Gather the lines from the material that contain "this".

==== Provided data

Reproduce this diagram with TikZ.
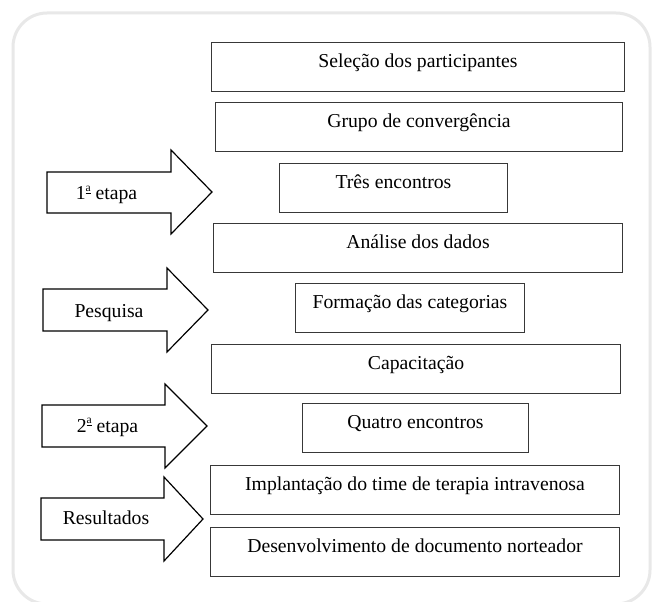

========
==== Provided data

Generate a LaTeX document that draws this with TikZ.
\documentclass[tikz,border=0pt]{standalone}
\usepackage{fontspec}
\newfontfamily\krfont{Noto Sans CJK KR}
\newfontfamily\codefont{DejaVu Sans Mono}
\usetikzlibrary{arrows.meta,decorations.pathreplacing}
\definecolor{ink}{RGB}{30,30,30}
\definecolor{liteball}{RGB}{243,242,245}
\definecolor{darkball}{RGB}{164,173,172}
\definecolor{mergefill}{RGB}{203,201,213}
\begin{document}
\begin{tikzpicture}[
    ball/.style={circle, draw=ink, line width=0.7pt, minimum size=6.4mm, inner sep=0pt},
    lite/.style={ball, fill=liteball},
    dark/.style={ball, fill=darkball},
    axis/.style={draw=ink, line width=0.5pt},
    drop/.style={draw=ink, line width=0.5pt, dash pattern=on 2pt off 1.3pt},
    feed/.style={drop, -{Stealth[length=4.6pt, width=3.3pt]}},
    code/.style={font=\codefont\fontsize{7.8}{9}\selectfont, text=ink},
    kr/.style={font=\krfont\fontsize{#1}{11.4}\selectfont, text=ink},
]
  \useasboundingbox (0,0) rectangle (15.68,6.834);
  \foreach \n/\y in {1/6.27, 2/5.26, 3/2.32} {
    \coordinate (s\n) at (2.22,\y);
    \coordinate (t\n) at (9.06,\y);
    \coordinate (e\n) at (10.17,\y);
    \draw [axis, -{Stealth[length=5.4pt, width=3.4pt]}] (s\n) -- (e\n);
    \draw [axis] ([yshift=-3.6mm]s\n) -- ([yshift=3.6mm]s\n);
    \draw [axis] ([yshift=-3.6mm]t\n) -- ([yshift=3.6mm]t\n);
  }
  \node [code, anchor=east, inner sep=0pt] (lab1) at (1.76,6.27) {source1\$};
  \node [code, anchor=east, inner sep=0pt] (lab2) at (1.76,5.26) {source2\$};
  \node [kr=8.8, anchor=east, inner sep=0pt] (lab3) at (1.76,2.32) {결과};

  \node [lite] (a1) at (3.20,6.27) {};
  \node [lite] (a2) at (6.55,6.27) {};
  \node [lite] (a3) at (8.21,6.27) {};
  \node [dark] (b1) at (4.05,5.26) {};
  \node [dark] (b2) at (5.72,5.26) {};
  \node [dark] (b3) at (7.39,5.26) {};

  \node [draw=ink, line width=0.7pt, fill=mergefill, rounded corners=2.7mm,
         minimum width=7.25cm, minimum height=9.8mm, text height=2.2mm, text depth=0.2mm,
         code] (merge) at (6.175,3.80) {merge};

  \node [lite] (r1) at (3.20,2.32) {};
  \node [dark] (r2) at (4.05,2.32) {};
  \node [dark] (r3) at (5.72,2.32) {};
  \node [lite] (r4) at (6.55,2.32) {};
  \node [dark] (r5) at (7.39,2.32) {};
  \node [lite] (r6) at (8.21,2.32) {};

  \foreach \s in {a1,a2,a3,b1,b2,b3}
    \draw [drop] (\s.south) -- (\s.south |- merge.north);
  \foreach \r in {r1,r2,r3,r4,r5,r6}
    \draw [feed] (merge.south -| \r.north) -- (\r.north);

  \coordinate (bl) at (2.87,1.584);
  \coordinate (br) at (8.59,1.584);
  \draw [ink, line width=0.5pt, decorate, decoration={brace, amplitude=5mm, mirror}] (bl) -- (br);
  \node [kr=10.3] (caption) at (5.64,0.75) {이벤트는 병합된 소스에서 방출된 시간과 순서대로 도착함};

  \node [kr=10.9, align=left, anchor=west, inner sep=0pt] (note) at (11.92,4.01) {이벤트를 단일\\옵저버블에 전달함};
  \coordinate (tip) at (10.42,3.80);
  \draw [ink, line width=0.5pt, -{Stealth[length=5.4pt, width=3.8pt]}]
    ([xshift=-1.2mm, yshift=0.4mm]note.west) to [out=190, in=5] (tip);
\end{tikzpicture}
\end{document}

========

— Task response —
Reproduce this diagram with TikZ.
Generate a LaTeX document that draws this with TikZ.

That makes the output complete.